One discussion theme was focused on the exemptions in rules for professional trustees that arise when there are “family ties”, as in the case with private trust companies and dedicated trust companies. Panellists talked about how authorities are seeking to clarify the requirements of trustees and other interested parties, such as minimum levels of experience.  

One issue discussed by Professor Bahar was what happens to trustees of a company that is founded under laws of a non-Swiss country but which is actually run in the Alpine state. Such an entity is subject to licensing requirements but as things stand, cannot be licensed. That said, foreign trustees that are not operating in or from Switzerland are not subject to these licensing requirements. 

Panellists discussed the steps practitioners need to take to get licensed and the respective roles of FINMA, Switzerland’s national regulator, and “supervisory organisations” with the powers to oversee a particular activity. Ultimately, the rules for trustee licences are set by FINMA, the conference delegates heard, and FINMA uses a risk-based approach in its work. There remains work to be done in working out which supervisory organisations industry players must affiliate with, and indeed which supervisory organisations shall receive FINMA approval.

Second panel
The second panel looked at issues of trustee regulation worldwide, drawing on experiences in jurisdictions such as the Bahamas and Liechtenstein. Speakers on this panel were Paul Davis, partner, Higgs & Johnson, Bahamas; HSH Prince Michael of Liechtenstein, executive chairman, Industrie-und Finanzkontor; and Marcus Leese, partner, Ogier.

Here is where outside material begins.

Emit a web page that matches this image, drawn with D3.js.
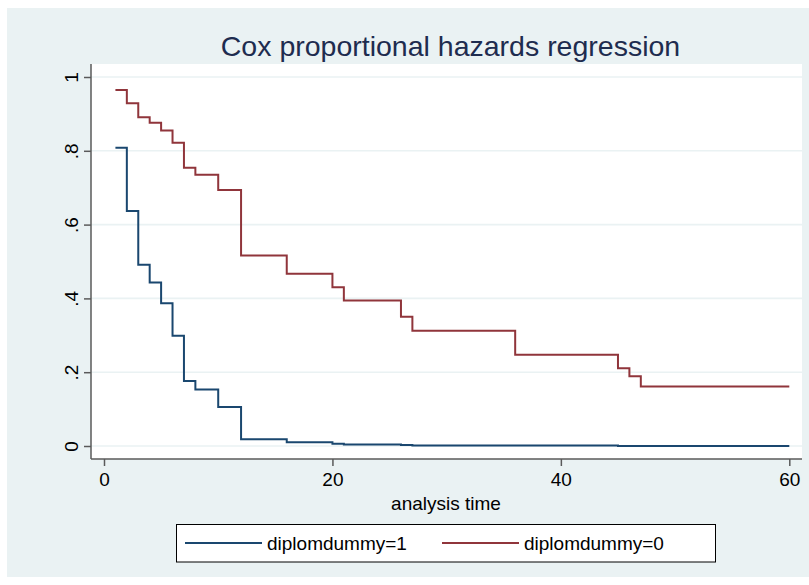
<!DOCTYPE html>
<html>
<head>
<meta charset="utf-8">
<script src="https://cdn.jsdelivr.net/npm/d3@7"></script>
<style>
  html, body { margin: 0; padding: 0; background: #ffffff; }
  svg { display: block; }
  text { font-family: "Liberation Sans", Arial, sans-serif; }
</style>
</head>
<body>
<script>
const titleText = "Cox proportional hazards regression";
const xAxisTitle = "analysis time";
const seriesNames = ["diplomdummy=1", "diplomdummy=0"];
const xTicks = [0, 20, 40, 60];
const yTicks = [0, 0.2, 0.4, 0.6, 0.8, 1];
const yTickLabels = ["0", ".2", ".4", ".6", ".8", "1"];

const times1 = [1, 2, 3, 4, 5, 6, 7, 8, 10, 12, 16, 20, 21, 26, 27, 36, 45, 46, 47, 60];
const surv1  = [0.808, 0.637, 0.491, 0.443, 0.387, 0.299, 0.176, 0.153, 0.106, 0.018, 0.010, 0.006, 0.004, 0.0025, 0.0015, 0.0015, 0.0003, 0.0003, 0.0003, 0.0003];

const times0 = [1, 2, 3, 4, 5, 6, 7, 8, 10, 12, 16, 20, 21, 26, 27, 36, 45, 46, 47, 60];
const surv0  = [0.965, 0.929, 0.891, 0.876, 0.855, 0.822, 0.754, 0.735, 0.694, 0.516, 0.467, 0.430, 0.394, 0.350, 0.312, 0.247, 0.211, 0.189, 0.161, 0.161];

const colors = ["#1a476f", "#90353b"];

const W = 809, H = 585;
const svg = d3.select("body").append("svg").attr("width", W).attr("height", H);

// outer background
svg.append("rect").attr("x", 7).attr("y", 8).attr("width", W - 7).attr("height", H - 16).attr("fill", "#eaf2f3");

// plot region
const plot = { left: 91, right: 802, top: 64, bottom: 459 };
svg.append("rect").attr("x", plot.left).attr("y", plot.top)
  .attr("width", plot.right - plot.left).attr("height", plot.bottom - plot.top).attr("fill", "#ffffff");

const x = d3.scaleLinear().domain([0, 60]).range([104, 789.3]);
const y = d3.scaleLinear().domain([0, 1]).range([446, 77]);

// gridlines
svg.append("g").selectAll("line").data(yTicks).join("line")
  .attr("x1", plot.left).attr("x2", plot.right)
  .attr("y1", d => y(d)).attr("y2", d => y(d))
  .attr("stroke", "#eaf2f3").attr("stroke-width", 1.6);

// title
svg.append("text").attr("x", (plot.left + plot.right) / 2 + 4).attr("y", 56)
  .attr("text-anchor", "middle").attr("font-size", 28.5).attr("fill", "#1e2c4f")
  .text(titleText);

// step lines
const line = d3.line().curve(d3.curveStepAfter).x(d => x(d[0])).y(d => y(d[1]));
const data1 = times1.map((t, i) => [t, surv1[i]]);
const data0 = times0.map((t, i) => [t, surv0[i]]);
svg.append("path").datum(data1).attr("d", line).attr("fill", "none")
  .attr("stroke", colors[0]).attr("stroke-width", 2);
svg.append("path").datum(data0).attr("d", line).attr("fill", "none")
  .attr("stroke", colors[1]).attr("stroke-width", 2);

// y axis
const yAxis = d3.axisLeft(y).tickValues(yTicks).tickSize(7).tickFormat((d, i) => yTickLabels[i]);
const gy = svg.append("g").attr("transform", `translate(${plot.left},0)`).call(yAxis);
gy.select(".domain").attr("d", `M0,${plot.top}V${plot.bottom}`).attr("stroke", "#5a5a5a").attr("stroke-width", 1.5);
gy.selectAll(".tick line").attr("stroke", "#5a5a5a").attr("stroke-width", 1.5);
gy.selectAll(".tick text")
  .attr("x", null).attr("dy", null)
  .attr("font-size", 19).attr("fill", "#000")
  .attr("text-anchor", "middle")
  .attr("transform", "translate(-13,0) rotate(-90)")
  .attr("y", 0).attr("dy", "-0.02em");

// x axis
const xAxis = d3.axisBottom(x).tickValues(xTicks).tickSize(7).tickFormat(d3.format("d"));
const gx = svg.append("g").attr("transform", `translate(0,${plot.bottom})`).call(xAxis);
gx.select(".domain").attr("d", `M${plot.left},0H${plot.right}`).attr("stroke", "#5a5a5a").attr("stroke-width", 1.5);
gx.selectAll(".tick line").attr("stroke", "#5a5a5a").attr("stroke-width", 1.5);
gx.selectAll(".tick text").attr("font-size", 19).attr("fill", "#000").attr("y", 14);

// x axis title
svg.append("text").attr("x", 446).attr("y", 510).attr("text-anchor", "middle")
  .attr("font-size", 19).attr("fill", "#000").text(xAxisTitle);

// legend
const lg = svg.append("g");
lg.append("rect").attr("x", 176.5).attr("y", 524.5).attr("width", 539).attr("height", 37.5)
  .attr("fill", "#ffffff").attr("stroke", "#000").attr("stroke-width", 1);
const legendX = [185, 442];
seriesNames.forEach((name, i) => {
  lg.append("line").attr("x1", legendX[i]).attr("x2", legendX[i] + 77)
    .attr("y1", 543).attr("y2", 543).attr("stroke", colors[i]).attr("stroke-width", 2);
  lg.append("text").attr("x", legendX[i] + 82).attr("y", 549.5)
    .attr("font-size", 19).attr("fill", "#000").text(name);
});
</script>
</body>
</html>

Davis, for example, pointed out how the Bahamas, a jurisdiction with common law trust structures, foundations and other entities, has plenty of tools in the box that clients might want to use. Swiss trust clients, for example, have been able to use Bahamas-based laws for certain purposes. He noted that one risk at a time of pressure for beneficial ownership disclosure was the risk of client data becoming vulnerable to hackers. 

Prince Michael, who as this publication knows has been a vocal defender of financial privacy and the importance of private property, talked about updates and recent changes in Liechtenstein laws, which he said were not particularly dramatic. He reiterated a concern that as regulations become more excessive and duplicating, the costs of running trusts goes up. This also includes a social aspect: due to the increased costs caused by regulations, the long-term protection of wealth can only be achieved for larger fortunes. This penalises especially smaller and medium-sized fortunes, which, however, are very important to the economy and society too. The protection of larger and smaller fortunes is equally important and regulations should be streamlined to be effective and affordable. 

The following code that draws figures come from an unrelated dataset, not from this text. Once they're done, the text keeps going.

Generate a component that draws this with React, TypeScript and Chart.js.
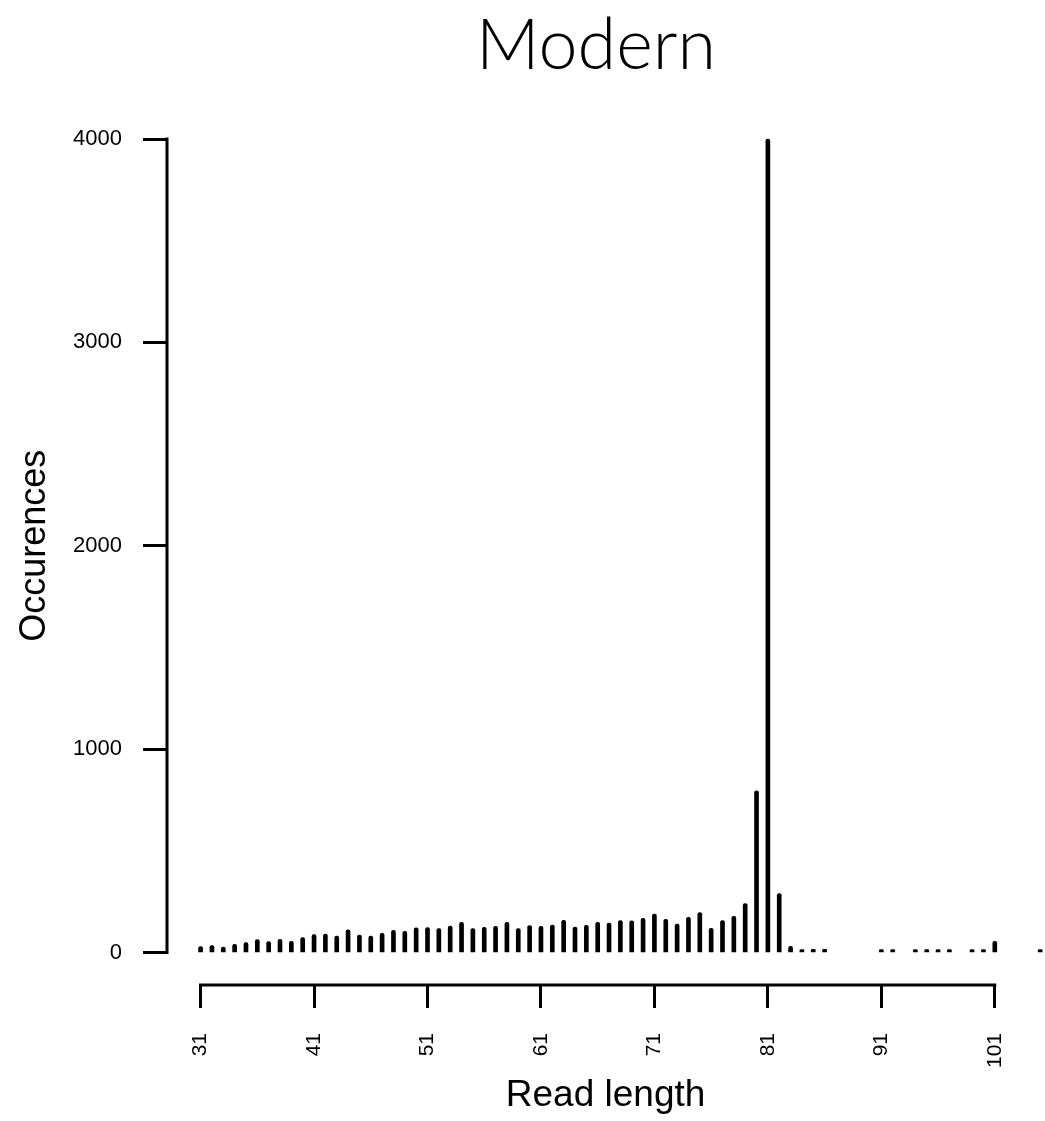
import React, { useEffect, useRef } from "react";
import { Chart, registerables } from "chart.js";

Chart.register(...registerables);

const readLengths: number[] = [
  31, 32, 33, 34, 35, 36, 37, 38, 39, 40,
  41, 42, 43, 44, 45, 46, 47, 48, 49, 50,
  51, 52, 53, 54, 55, 56, 57, 58, 59, 60,
  61, 62, 63, 64, 65, 66, 67, 68, 69, 70,
  71, 72, 73, 74, 75, 76, 77, 78, 79, 80,
  81, 82, 83, 84, 85, 86,
  91, 92, 94, 95, 96, 97, 99, 100, 101, 105,
];

const occurrences: number[] = [
  29, 34, 26, 40, 48, 63, 53, 65, 55, 73,
  88, 91, 81, 111, 85, 80, 94, 109, 104, 121,
  122, 117, 130, 148, 117, 124, 129, 148, 117, 132,
  129, 135, 158, 125, 134, 148, 145, 157, 155, 168,
  189, 163, 139, 173, 196, 119, 157, 178, 240, 795,
  4000, 290, 30, 8, 15, 15,
  5, 5, 5, 5, 5, 12, 5, 5, 55, 5,
];

const xTickValues: number[] = [31, 41, 51, 61, 71, 81, 91, 101];
const yTickValues: number[] = [0, 1000, 2000, 3000, 4000];

const titleText = "Modern";
const xTitle = "Read length";
const yTitle = "Occurences";

const W = 1045;
const H = 1121;

export default function App() {
  const canvasRef = useRef<HTMLCanvasElement | null>(null);

  useEffect(() => {
    if (!canvasRef.current) return;

    const axisLines = {
      id: "rAxisLines",
      afterDraw(chart: any) {
        const { ctx, chartArea, scales } = chart;
        const xs = scales.x;
        const ys = scales.y;
        ctx.save();
        ctx.strokeStyle = "#000";
        ctx.lineWidth = 3;
        ctx.lineCap = "square";
        ctx.beginPath();
        ctx.moveTo(chartArea.left, ys.getPixelForValue(yTickValues[0]));
        ctx.lineTo(chartArea.left, ys.getPixelForValue(yTickValues[yTickValues.length - 1]));
        ctx.moveTo(xs.getPixelForValue(xTickValues[0]), chartArea.bottom);
        ctx.lineTo(xs.getPixelForValue(xTickValues[xTickValues.length - 1]), chartArea.bottom);
        ctx.stroke();
        ctx.restore();
      },
    };

    const chart = new Chart(canvasRef.current, {
      type: "bar",
      data: {
        datasets: [
          {
            data: readLengths.map((x, i) => ({ x, y: occurrences[i] })),
            backgroundColor: "#000",
            borderWidth: 0,
            barThickness: 4,
            borderRadius: 2,
            minBarLength: 3,
          },
        ],
      },
      options: {
        responsive: false,
        animation: false,
        devicePixelRatio: 1,
        layout: { padding: { left: 66, right: -81, top: 0, bottom: 0 } },
        plugins: {
          legend: { display: false },
          tooltip: { enabled: false },
          title: {
            display: true,
            text: titleText,
            fullSize: true,
            color: "#000",
            font: { family: "Lato", size: 70, weight: "300", lineHeight: 1.2 },
            padding: { top: 4, bottom: 18.5 },
          },
        },
        scales: {
          x: {
            type: "linear",
            min: 28.04,
            max: 105.35,
            offset: false,
            border: { display: false },
            grid: {
              offset: false,
              drawOnChartArea: false,
              drawTicks: true,
              tickLength: 23,
              tickWidth: 3,
              tickColor: "#000",
              color: "#000",
            },
            afterBuildTicks: (scale: any) => {
              scale.ticks = xTickValues.map((v) => ({ value: v }));
            },
            afterFit: (scale: any) => {
              scale.height = 136;
            },
            ticks: {
              autoSkip: false,
              minRotation: 90,
              maxRotation: 90,
              padding: 25,
              color: "#000",
              font: { family: "Liberation Sans", size: 21 },
              callback: (v: any) => String(v),
            },
            title: {
              display: true,
              text: xTitle,
              color: "#000",
              font: { family: "Liberation Sans", size: 37, lineHeight: 1.2 },
              padding: { top: 0, bottom: 3 },
            },
          },
          y: {
            type: "linear",
            min: -160,
            max: 4160,
            border: { display: false },
            grid: {
              drawOnChartArea: false,
              drawTicks: true,
              tickLength: 24,
              tickWidth: 3,
              tickColor: "#000",
              color: "#000",
            },
            afterBuildTicks: (scale: any) => {
              scale.ticks = yTickValues.map((v) => ({ value: v }));
            },
            afterFit: (scale: any) => {
              scale.width = 101;
            },
            ticks: {
              padding: 21,
              color: "#000",
              font: { family: "Liberation Sans", size: 22 },
              callback: (v: any) => String(v),
            },
            title: {
              display: true,
              text: yTitle,
              color: "#000",
              font: { family: "Liberation Sans", size: 36, lineHeight: 1.2 },
              padding: { top: -52.6, bottom: 0 },
            },
          },
        },
      },
      plugins: [axisLines],
    });

    return () => chart.destroy();
  }, []);

  return (
    <div style={{ position: "fixed", left: 0, top: 0, width: W, height: H, background: "#fff" }}>
      <canvas ref={canvasRef} width={W} height={H} style={{ width: W, height: H, display: "block" }} />
    </div>
  );
}
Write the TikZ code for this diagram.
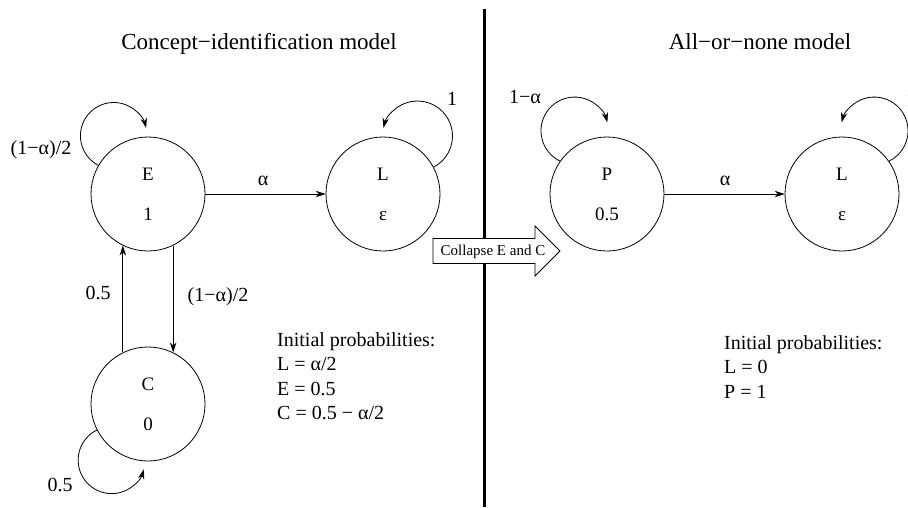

A concern about public registers of beneficial ownership, Prince Michael said, is that they could fuel envy about wealth rather than really push back against money laundering.

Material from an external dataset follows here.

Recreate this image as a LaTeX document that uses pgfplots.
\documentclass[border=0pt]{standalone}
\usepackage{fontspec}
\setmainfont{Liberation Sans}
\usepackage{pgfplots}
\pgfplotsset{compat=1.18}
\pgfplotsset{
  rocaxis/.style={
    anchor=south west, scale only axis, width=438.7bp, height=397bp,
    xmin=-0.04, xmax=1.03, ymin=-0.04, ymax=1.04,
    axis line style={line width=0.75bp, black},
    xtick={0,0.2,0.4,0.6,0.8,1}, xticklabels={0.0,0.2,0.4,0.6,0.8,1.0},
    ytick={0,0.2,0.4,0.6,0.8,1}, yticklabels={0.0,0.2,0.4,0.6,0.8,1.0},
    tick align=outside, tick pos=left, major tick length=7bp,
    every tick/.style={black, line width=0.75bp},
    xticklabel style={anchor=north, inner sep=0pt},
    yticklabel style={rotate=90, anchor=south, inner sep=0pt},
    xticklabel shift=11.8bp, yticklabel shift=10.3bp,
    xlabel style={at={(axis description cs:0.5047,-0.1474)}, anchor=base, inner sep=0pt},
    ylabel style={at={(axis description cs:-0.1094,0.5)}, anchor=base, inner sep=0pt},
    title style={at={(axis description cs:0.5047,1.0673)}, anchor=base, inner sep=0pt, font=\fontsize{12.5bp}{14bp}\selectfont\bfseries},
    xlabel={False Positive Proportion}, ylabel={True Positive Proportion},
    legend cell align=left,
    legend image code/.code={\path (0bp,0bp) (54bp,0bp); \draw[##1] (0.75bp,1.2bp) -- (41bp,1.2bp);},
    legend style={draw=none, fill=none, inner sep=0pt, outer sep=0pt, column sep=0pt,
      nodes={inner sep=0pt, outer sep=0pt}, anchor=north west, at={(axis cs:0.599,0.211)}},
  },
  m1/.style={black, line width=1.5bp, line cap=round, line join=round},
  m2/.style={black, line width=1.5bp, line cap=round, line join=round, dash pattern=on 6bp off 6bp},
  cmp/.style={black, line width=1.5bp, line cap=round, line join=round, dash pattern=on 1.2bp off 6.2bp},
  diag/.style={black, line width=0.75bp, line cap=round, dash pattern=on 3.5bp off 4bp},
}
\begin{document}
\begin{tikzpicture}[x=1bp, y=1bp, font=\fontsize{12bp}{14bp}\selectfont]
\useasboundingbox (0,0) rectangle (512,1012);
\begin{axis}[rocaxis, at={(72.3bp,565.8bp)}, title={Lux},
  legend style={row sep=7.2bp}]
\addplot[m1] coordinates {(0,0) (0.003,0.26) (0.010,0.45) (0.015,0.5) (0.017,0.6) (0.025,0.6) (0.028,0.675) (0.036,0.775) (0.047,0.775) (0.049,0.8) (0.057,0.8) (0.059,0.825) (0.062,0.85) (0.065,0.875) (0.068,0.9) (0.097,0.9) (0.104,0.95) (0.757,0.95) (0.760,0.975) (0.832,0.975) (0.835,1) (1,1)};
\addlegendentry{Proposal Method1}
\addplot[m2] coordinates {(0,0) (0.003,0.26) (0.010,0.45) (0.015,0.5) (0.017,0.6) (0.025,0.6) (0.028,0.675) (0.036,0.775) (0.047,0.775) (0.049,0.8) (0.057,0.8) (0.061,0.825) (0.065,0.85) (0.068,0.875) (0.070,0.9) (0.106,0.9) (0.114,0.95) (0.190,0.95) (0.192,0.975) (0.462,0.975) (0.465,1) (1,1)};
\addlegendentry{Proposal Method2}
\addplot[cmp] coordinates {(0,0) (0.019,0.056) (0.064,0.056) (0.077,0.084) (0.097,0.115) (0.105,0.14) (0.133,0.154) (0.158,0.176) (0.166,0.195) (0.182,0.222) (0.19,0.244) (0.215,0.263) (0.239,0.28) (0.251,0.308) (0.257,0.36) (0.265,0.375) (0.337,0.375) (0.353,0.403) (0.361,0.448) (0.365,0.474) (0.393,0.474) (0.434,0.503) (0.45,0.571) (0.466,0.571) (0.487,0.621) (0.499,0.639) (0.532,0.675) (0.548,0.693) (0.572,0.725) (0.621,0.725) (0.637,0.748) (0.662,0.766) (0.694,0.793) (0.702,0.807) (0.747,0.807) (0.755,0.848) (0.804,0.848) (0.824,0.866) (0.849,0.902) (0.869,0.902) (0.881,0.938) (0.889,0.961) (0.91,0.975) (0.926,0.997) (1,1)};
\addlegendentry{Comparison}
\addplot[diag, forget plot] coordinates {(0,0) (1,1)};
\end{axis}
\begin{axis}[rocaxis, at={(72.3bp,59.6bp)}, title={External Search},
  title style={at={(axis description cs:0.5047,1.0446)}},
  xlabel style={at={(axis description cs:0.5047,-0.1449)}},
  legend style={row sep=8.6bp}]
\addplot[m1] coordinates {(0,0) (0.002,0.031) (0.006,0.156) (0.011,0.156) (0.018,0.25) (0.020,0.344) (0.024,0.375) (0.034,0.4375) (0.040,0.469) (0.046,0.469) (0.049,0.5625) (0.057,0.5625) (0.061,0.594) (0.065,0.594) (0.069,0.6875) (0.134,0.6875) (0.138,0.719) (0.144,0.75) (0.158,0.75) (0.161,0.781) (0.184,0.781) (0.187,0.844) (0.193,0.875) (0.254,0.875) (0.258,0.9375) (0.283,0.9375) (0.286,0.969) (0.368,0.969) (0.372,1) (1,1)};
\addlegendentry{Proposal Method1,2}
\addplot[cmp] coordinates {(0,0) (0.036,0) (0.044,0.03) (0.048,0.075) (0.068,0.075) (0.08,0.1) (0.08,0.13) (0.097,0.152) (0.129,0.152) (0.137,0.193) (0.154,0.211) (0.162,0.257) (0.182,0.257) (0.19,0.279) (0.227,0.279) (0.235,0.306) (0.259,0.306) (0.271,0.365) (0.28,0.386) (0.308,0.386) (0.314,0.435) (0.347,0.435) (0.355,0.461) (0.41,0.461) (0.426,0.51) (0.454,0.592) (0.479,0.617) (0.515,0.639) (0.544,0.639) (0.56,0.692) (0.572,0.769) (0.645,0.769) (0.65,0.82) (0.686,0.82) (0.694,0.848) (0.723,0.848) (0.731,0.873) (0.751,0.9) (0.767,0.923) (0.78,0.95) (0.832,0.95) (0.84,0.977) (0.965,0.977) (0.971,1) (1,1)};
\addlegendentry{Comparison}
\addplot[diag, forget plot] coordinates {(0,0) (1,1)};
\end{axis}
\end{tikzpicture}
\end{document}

Davis agreed that the cost issue is a serious one for the trusts sector. Legislation such as the US FATCA rules and others are passing more costs on to clients. “There is a smaller number of fiduciary structures and minimums are going up,” he said. 

Ogier’s Lees agreed, drawing on his experience in jurisdictions such as Guernsey, that the cost of business is rising. “Smaller families are no longer a part of the environment [for business] that we see. This pushes smaller structures to jurisdictions that are no longer regulated,” he said.

Asked if there will be a pause or event pushback to the rising volume of regulation, Davis said that is unlikely. “It would be naïve to think we are done now.” More positively, there is evidence that the market for protecting and transferring wealth is getting larger rather than smaller.